◆ **INFORMATION SHOWN**
****************************************
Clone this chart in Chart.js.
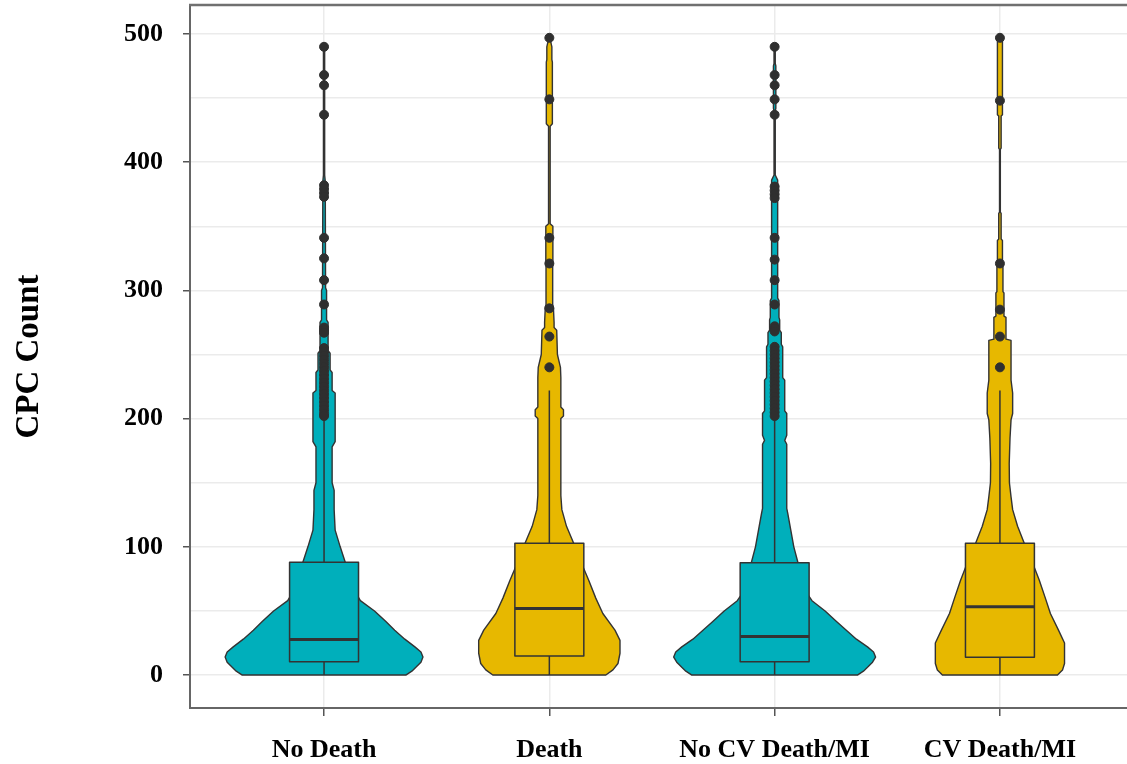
<!DOCTYPE html>
<html>
<head>
<meta charset="utf-8">
<title>CPC Count</title>
<script src="https://cdn.jsdelivr.net/npm/chart.js@4.4.1/dist/chart.umd.min.js"></script>
<style>
  html, body { margin: 0; padding: 0; background: #fff; overflow: hidden; }
</style>
</head>
<body>
<canvas id="chart" width="1127" height="764"></canvas>
<script>
const categories = ["No Death", "Death", "No CV Death/MI", "CV Death/MI"];
const groupColors = ["#00AFBB", "#E7B800", "#00AFBB", "#E7B800"];
const yTicks = [0, 50, 100, 150, 200, 250, 300, 350, 400, 450, 500];

// box statistics per group
const lowerWhisker = [0, 0, 0, 0];
const q1 = [10.4, 14.8, 10.4, 13.8];
const medians = [27.8, 52, 30, 53.3];
const q3 = [88, 102.7, 87.6, 102.7];
const upperWhisker = [201, 222, 201, 222];

// violin outlines: CPC level and relative density at that level
const levelsNoDeath = [0, 1.5, 3, 6, 10, 14, 18, 22, 28, 35, 42, 50, 58, 66, 75, 88, 100, 113, 129, 144, 150, 178, 182, 220, 222, 236, 238, 251, 253, 275, 277, 300, 302, 385, 390, 490];
const densityNoDeath = [0.81, 0.84, 0.87, 0.91, 0.96, 0.98, 0.96, 0.90, 0.80, 0.70, 0.61, 0.50, 0.36, 0.30, 0.25, 0.21, 0.16, 0.11, 0.10, 0.10, 0.08, 0.08, 0.11, 0.11, 0.08, 0.08, 0.06, 0.06, 0.04, 0.04, 0.025, 0.025, 0.015, 0.012, 0.006, 0.006];

const levelsDeath = [0, 4, 9, 17, 27, 35, 48, 60, 74, 85, 95, 103, 116, 129, 140, 200, 202, 207, 209, 232, 240, 250, 269, 271, 275, 287, 289, 318, 320, 350, 352, 428, 430, 478, 480, 490, 497];
const densityDeath = [0.56, 0.63, 0.68, 0.70, 0.70, 0.65, 0.53, 0.46, 0.39, 0.33, 0.28, 0.24, 0.17, 0.124, 0.114, 0.114, 0.14, 0.14, 0.114, 0.114, 0.11, 0.08, 0.073, 0.047, 0.047, 0.04, 0.033, 0.033, 0.035, 0.035, 0.008, 0.008, 0.03, 0.03, 0.025, 0.025, 0.005];

const levelsNoCvDeath = [0, 1.5, 3, 6, 10, 14, 18, 22, 28, 35, 42, 50, 58, 66, 75, 88, 100, 113, 126, 130, 180, 183, 187, 204, 206, 230, 232, 256, 258, 267, 269, 277, 279, 292, 294, 386, 390, 440, 442, 475, 477, 490];
const densityNoCvDeath = [0.82, 0.85, 0.88, 0.92, 0.97, 1.0, 0.98, 0.92, 0.81, 0.71, 0.61, 0.50, 0.37, 0.30, 0.26, 0.23, 0.19, 0.16, 0.13, 0.12, 0.12, 0.10, 0.12, 0.12, 0.10, 0.10, 0.08, 0.08, 0.066, 0.066, 0.05, 0.05, 0.043, 0.043, 0.03, 0.03, 0.006, 0.006, 0.012, 0.012, 0.006, 0.006];

const levelsCvDeath = [0, 4, 9, 25, 35, 48, 60, 74, 84, 95, 103, 116, 129, 139, 150, 165, 185, 199, 204, 220, 230, 261, 262, 279, 280, 298, 299, 321, 322, 339, 340, 360, 361, 410, 411, 436, 437, 497];
const densityCvDeath = [0.57, 0.62, 0.64, 0.64, 0.58, 0.50, 0.45, 0.39, 0.34, 0.28, 0.24, 0.175, 0.126, 0.11, 0.094, 0.092, 0.10, 0.11, 0.126, 0.126, 0.11, 0.11, 0.06, 0.06, 0.04, 0.04, 0.03, 0.03, 0.025, 0.025, 0.012, 0.012, 0.004, 0.004, 0.012, 0.012, 0.025, 0.025];

// outliers beyond the whiskers
const outliersNoDeath = [490, 468, 460, 437, 382, 379, 376, 373, 341, 325, 308, 289, 271, 269, 267, 255, 252, 249, 246, 243, 240, 237, 234, 231, 228, 225, 222, 219, 216, 213, 210, 207, 204, 202];
const outliersDeath = [497, 449, 341, 321, 286, 264, 240];
const outliersNoCvDeath = [490, 468, 460, 449, 437, 381, 378, 375, 372, 341, 324, 308, 289, 272, 270, 268, 256, 253, 250, 247, 244, 241, 238, 235, 232, 229, 226, 223, 220, 217, 214, 211, 208, 205, 202];
const outliersCvDeath = [497, 448, 321, 285, 264, 240];

const violins = [
  { levels: levelsNoDeath, density: densityNoDeath },
  { levels: levelsDeath, density: densityDeath },
  { levels: levelsNoCvDeath, density: densityNoCvDeath },
  { levels: levelsCvDeath, density: densityCvDeath },
];
const outlierGroups = [outliersNoDeath, outliersDeath, outliersNoCvDeath, outliersCvDeath];

// widths in category units
const VIOLIN_HALF = 0.448;
const BOX_HALF = 0.153;

const outlierPoints = [];
outlierGroups.forEach((arr, i) => {
  arr.forEach((v) => outlierPoints.push({ x: i + 1, y: v }));
});

const OUTLINE = "#333333";

const violinPlugin = {
  id: "violins",
  beforeDatasetsDraw(chart) {
    const { ctx, chartArea } = chart;
    const x = chart.scales.x;
    const y = chart.scales.y;
    ctx.save();
    ctx.beginPath();
    ctx.rect(chartArea.left, chartArea.top, chartArea.right - chartArea.left, chartArea.bottom - chartArea.top);
    ctx.clip();
    ctx.strokeStyle = OUTLINE;
    ctx.lineJoin = "round";

    violins.forEach((v, i) => {
      const pos = i + 1;

      // violin body: right side going up, left side coming down
      ctx.beginPath();
      for (let k = 0; k < v.levels.length; k++) {
        const px = x.getPixelForValue(pos + v.density[k] * VIOLIN_HALF);
        const py = y.getPixelForValue(v.levels[k]);
        if (k === 0) ctx.moveTo(px, py);
        else ctx.lineTo(px, py);
      }
      for (let k = v.levels.length - 1; k >= 0; k--) {
        ctx.lineTo(x.getPixelForValue(pos - v.density[k] * VIOLIN_HALF), y.getPixelForValue(v.levels[k]));
      }
      ctx.closePath();
      ctx.fillStyle = groupColors[i];
      ctx.fill();
      ctx.lineWidth = 1.4;
      ctx.stroke();

      // whiskers
      const cx = x.getPixelForValue(pos);
      ctx.beginPath();
      ctx.moveTo(cx, y.getPixelForValue(lowerWhisker[i]));
      ctx.lineTo(cx, y.getPixelForValue(q1[i]));
      ctx.moveTo(cx, y.getPixelForValue(q3[i]));
      ctx.lineTo(cx, y.getPixelForValue(upperWhisker[i]));
      ctx.lineWidth = 1.5;
      ctx.stroke();

      // box
      const bl = x.getPixelForValue(pos - BOX_HALF);
      const br = x.getPixelForValue(pos + BOX_HALF);
      const bt = y.getPixelForValue(q3[i]);
      const bb = y.getPixelForValue(q1[i]);
      ctx.beginPath();
      ctx.rect(bl, bt, br - bl, bb - bt);
      ctx.fill();
      ctx.lineWidth = 1.5;
      ctx.stroke();

      // median
      const my = y.getPixelForValue(medians[i]);
      ctx.beginPath();
      ctx.moveTo(bl, my);
      ctx.lineTo(br, my);
      ctx.lineWidth = 3;
      ctx.stroke();
    });
    ctx.restore();
  },
  afterDraw(chart) {
    // panel border along the top
    const { ctx, chartArea } = chart;
    ctx.save();
    ctx.strokeStyle = "#707070";
    ctx.lineWidth = 2.5;
    ctx.beginPath();
    ctx.moveTo(chartArea.left - 1, chartArea.top);
    ctx.lineTo(chartArea.right, chartArea.top);
    ctx.stroke();
    ctx.restore();
  },
};

const serifBold = (size) => ({ family: "'Liberation Serif', 'Times New Roman', serif", size: size, weight: "bold" });

new Chart(document.getElementById("chart"), {
  type: "scatter",
  data: {
    datasets: [
      {
        label: "Outliers",
        data: outlierPoints,
        pointRadius: 4.5,
        pointBackgroundColor: "#2f2f2f",
        pointBorderColor: "#2f2f2f",
        pointBorderWidth: 1,
      },
    ],
  },
  options: {
    responsive: false,
    animation: false,
    devicePixelRatio: 1,
    layout: { autoPadding: false, padding: { top: 5, left: 0, right: 0, bottom: 0 } },
    plugins: {
      legend: { display: false },
      tooltip: { enabled: false },
    },
    scales: {
      x: {
        type: "linear",
        min: 0.405,
        max: 4.564,
        afterBuildTicks: (s) => {
          s.ticks = categories.map((c, i) => ({ value: i + 1 }));
        },
        afterFit: (s) => {
          s.height = 56;
          s.paddingLeft = 0;
          s.paddingRight = 0;
        },
        ticks: {
          callback: (value) => categories[value - 1],
          autoSkip: false,
          maxRotation: 0,
          padding: 19,
          color: "#000",
          font: serifBold(26),
        },
        grid: {
          color: "#EBEBEB",
          lineWidth: 1.5,
          tickLength: 8,
          tickColor: "#555",
          tickWidth: 1.5,
        },
        border: { color: "#666", width: 2 },
      },
      y: {
        type: "linear",
        min: -25.7,
        max: 522.6,
        afterBuildTicks: (s) => {
          s.ticks = yTicks.map((v) => ({ value: v }));
        },
        afterFit: (s) => {
          s.width = 190;
          s.paddingTop = 0;
          s.paddingBottom = 0;
        },
        ticks: {
          callback: (value) => (value % 100 === 0 ? String(value) : ""),
          padding: 20,
          color: "#000",
          font: serifBold(26),
        },
        grid: {
          color: "#EBEBEB",
          lineWidth: 1.5,
          tickLength: 7,
          tickColor: (c) => (c.tick && c.tick.value % 100 === 0 ? "#555" : "rgba(0,0,0,0)"),
          tickWidth: 1.5,
        },
        border: { color: "#666", width: 2 },
        title: {
          display: true,
          text: "CPC Count",
          color: "#000",
          font: serifBold(33),
          padding: { top: 10, bottom: 0 },
        },
      },
    },
  },
  plugins: [violinPlugin],
});
</script>
</body>
</html>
****************************************
Repeat only what lies between the start of the data and the end of the line containing "0.015, 0.012, 0.006, 0.006];", exactly, with pictures left out.

◆ **PROBLEM SOLUTION**
Clone this chart in Chart.js.
<!DOCTYPE html>
<html>
<head>
<meta charset="utf-8">
<title>CPC Count</title>
<script src="https://cdn.jsdelivr.net/npm/chart.js@4.4.1/dist/chart.umd.min.js"></script>
<style>
  html, body { margin: 0; padding: 0; background: #fff; overflow: hidden; }
</style>
</head>
<body>
<canvas id="chart" width="1127" height="764"></canvas>
<script>
const categories = ["No Death", "Death", "No CV Death/MI", "CV Death/MI"];
const groupColors = ["#00AFBB", "#E7B800", "#00AFBB", "#E7B800"];
const yTicks = [0, 50, 100, 150, 200, 250, 300, 350, 400, 450, 500];

// box statistics per group
const lowerWhisker = [0, 0, 0, 0];
const q1 = [10.4, 14.8, 10.4, 13.8];
const medians = [27.8, 52, 30, 53.3];
const q3 = [88, 102.7, 87.6, 102.7];
const upperWhisker = [201, 222, 201, 222];

// violin outlines: CPC level and relative density at that level
const levelsNoDeath = [0, 1.5, 3, 6, 10, 14, 18, 22, 28, 35, 42, 50, 58, 66, 75, 88, 100, 113, 129, 144, 150, 178, 182, 220, 222, 236, 238, 251, 253, 275, 277, 300, 302, 385, 390, 490];
const densityNoDeath = [0.81, 0.84, 0.87, 0.91, 0.96, 0.98, 0.96, 0.90, 0.80, 0.70, 0.61, 0.50, 0.36, 0.30, 0.25, 0.21, 0.16, 0.11, 0.10, 0.10, 0.08, 0.08, 0.11, 0.11, 0.08, 0.08, 0.06, 0.06, 0.04, 0.04, 0.025, 0.025, 0.015, 0.012, 0.006, 0.006];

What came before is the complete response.